-------- Exercise data --------

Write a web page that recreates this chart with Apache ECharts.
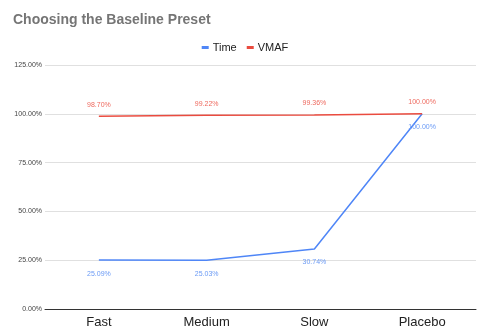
<!DOCTYPE html>
<html>
<head>
<meta charset="utf-8">
<script src="https://cdn.jsdelivr.net/npm/echarts@6/dist/echarts.min.js"></script>
<style>
  html, body { margin: 0; padding: 0; background: #fff; }
  #chart { width: 490px; height: 330px; }
</style>
</head>
<body>
<div id="chart"></div>
<script>
// Presets along the x axis
const presets = ['Fast', 'Medium', 'Slow', 'Placebo'];
// Relative encode time (%)
const timeValues = [25.09, 25.03, 30.74, 100.00];
// Relative VMAF score (%)
const vmafValues = [98.70, 99.22, 99.36, 100.00];

const FONT = '"Liberation Sans", Arial, sans-serif';
const chart = echarts.init(document.getElementById('chart'));
const fmt = v => v.toFixed(2) + '%';

chart.setOption({
  animation: false,
  title: {
    text: 'Choosing the Baseline Preset',
    left: 13, top: 13, padding: 0,
    textStyle: { fontFamily: FONT, fontSize: 14, fontWeight: 'bold', color: '#757575' }
  },
  legend: {
    data: ['Time', 'VMAF'],
    top: 37, left: 'center',
    itemWidth: 7, itemHeight: 3, itemGap: 10,
    icon: 'rect',
    textStyle: { fontFamily: FONT, fontSize: 11, color: '#222', padding: [0, 0, 0, -1] }
  },
  grid: { left: 45, right: 14, top: 65, bottom: 21, containLabel: false },
  xAxis: {
    type: 'category',
    data: presets,
    boundaryGap: true,
    axisLine: { lineStyle: { color: '#333', width: 1 } },
    axisTick: { show: false },
    axisLabel: { fontFamily: FONT, fontSize: 13, color: '#222', margin: 7 }
  },
  yAxis: {
    type: 'value',
    min: 0, max: 125, interval: 25,
    axisLine: { show: false },
    axisTick: { show: false },
    splitLine: { lineStyle: { color: '#e0e0e0' } },
    axisLabel: {
      fontFamily: FONT, fontSize: 7, color: '#444', margin: 3,
      formatter: v => v.toFixed(2) + '%'
    }
  },
  series: [
    {
      name: 'Time',
      type: 'line',
      data: timeValues,
      symbol: 'circle',
      symbolSize: 0.1,
      showSymbol: true,
      color: '#4f86f7',
      lineStyle: { width: 1.5 },
      label: {
        show: true, position: 'bottom', distance: 10,
        fontFamily: FONT, fontSize: 7, color: '#6a9af5',
        formatter: p => fmt(p.value)
      }
    },
    {
      name: 'VMAF',
      type: 'line',
      data: vmafValues,
      symbol: 'circle',
      symbolSize: 0.1,
      showSymbol: true,
      color: '#ea4b3f',
      lineStyle: { width: 1.5 },
      label: {
        show: true, position: 'top', distance: 8,
        fontFamily: FONT, fontSize: 7, color: '#ee6a5f',
        formatter: p => fmt(p.value)
      }
    }
  ]
});
</script>
</body>
</html>
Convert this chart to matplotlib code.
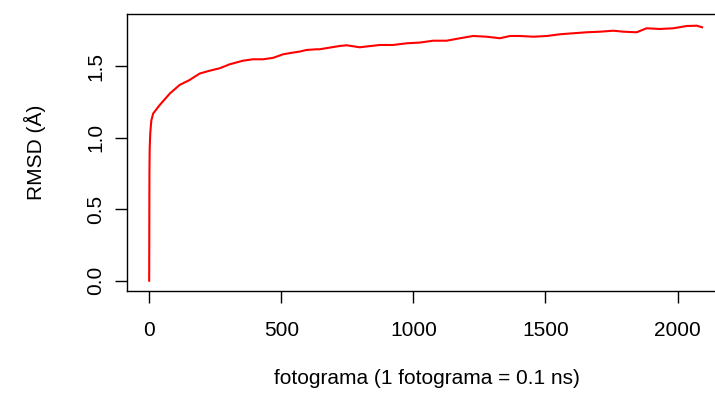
import matplotlib
matplotlib.use('Agg')
from matplotlib import pyplot as plt

plt.rcParams['font.family'] = ['Liberation Sans', 'DejaVu Sans']

# frame numbers and RMSD values
frames = [0, 1, 2, 4, 8, 15, 40, 78, 115, 153, 191, 229, 267, 305, 355, 393,
          431, 469, 507, 545, 570, 595, 633, 645, 721, 747, 797, 873, 923,
          975, 1025, 1075, 1126, 1176, 1226, 1277, 1315, 1327, 1366, 1403,
          1454, 1505, 1555, 1605, 1656, 1706, 1757, 1795, 1845, 1883, 1934,
          1984, 2035, 2073, 2093]
rmsd = [0.0, 0.75, 0.93, 1.03, 1.12, 1.17, 1.23, 1.31, 1.37, 1.405, 1.45,
        1.47, 1.487, 1.515, 1.54, 1.55, 1.55, 1.56, 1.585, 1.597, 1.604,
        1.615, 1.62, 1.62, 1.643, 1.648, 1.634, 1.65, 1.65, 1.662, 1.667,
        1.68, 1.68, 1.697, 1.713, 1.708, 1.70, 1.697, 1.713, 1.713, 1.708,
        1.713, 1.725, 1.732, 1.739, 1.743, 1.75, 1.743, 1.739, 1.767, 1.762,
        1.767, 1.783, 1.785, 1.774]

xticks = [0, 500, 1000, 1500, 2000]
yticks = [0.0, 0.5, 1.0, 1.5]

fig = plt.figure(figsize=(7.15, 3.94), dpi=100)
ax = fig.add_axes([0.1776, 0.2614, 0.838, 0.7031])

ax.plot(frames, rmsd, color='red', linewidth=1.5)

# R style axis ranges (4% padding)
ax.set_xlim(-84, 2184)
ax.set_ylim(-0.072, 1.867)

ax.set_xticks(xticks)
ax.set_xticklabels([str(t) for t in xticks])
ax.set_yticks(yticks)
ax.set_yticklabels(['%.1f' % t for t in yticks], rotation=90, va='center')

ax.tick_params(axis='both', direction='out', length=8.6, width=1,
               labelsize=15)
ax.tick_params(axis='x', pad=13)
ax.tick_params(axis='y', pad=7)

for s in ax.spines.values():
    s.set_linewidth(1)

ax.set_xlabel('fotograma (1 fotograma = 0.1 ns)', fontsize=15, labelpad=21)
ax.set_ylabel('RMSD (Å)', fontsize=15, labelpad=29)

fig.savefig('out.png', dpi=100)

--------

Take the lines from the start of the material to the line with "const fmt = v => v.toFixed(2) + '%';", both included, and transcribe them exactly without the pictures.

Write a web page that recreates this chart with Apache ECharts.
<!DOCTYPE html>
<html>
<head>
<meta charset="utf-8">
<script src="https://cdn.jsdelivr.net/npm/echarts@6/dist/echarts.min.js"></script>
<style>
  html, body { margin: 0; padding: 0; background: #fff; }
  #chart { width: 490px; height: 330px; }
</style>
</head>
<body>
<div id="chart"></div>
<script>
// Presets along the x axis
const presets = ['Fast', 'Medium', 'Slow', 'Placebo'];
// Relative encode time (%)
const timeValues = [25.09, 25.03, 30.74, 100.00];
// Relative VMAF score (%)
const vmafValues = [98.70, 99.22, 99.36, 100.00];

const FONT = '"Liberation Sans", Arial, sans-serif';
const chart = echarts.init(document.getElementById('chart'));
const fmt = v => v.toFixed(2) + '%';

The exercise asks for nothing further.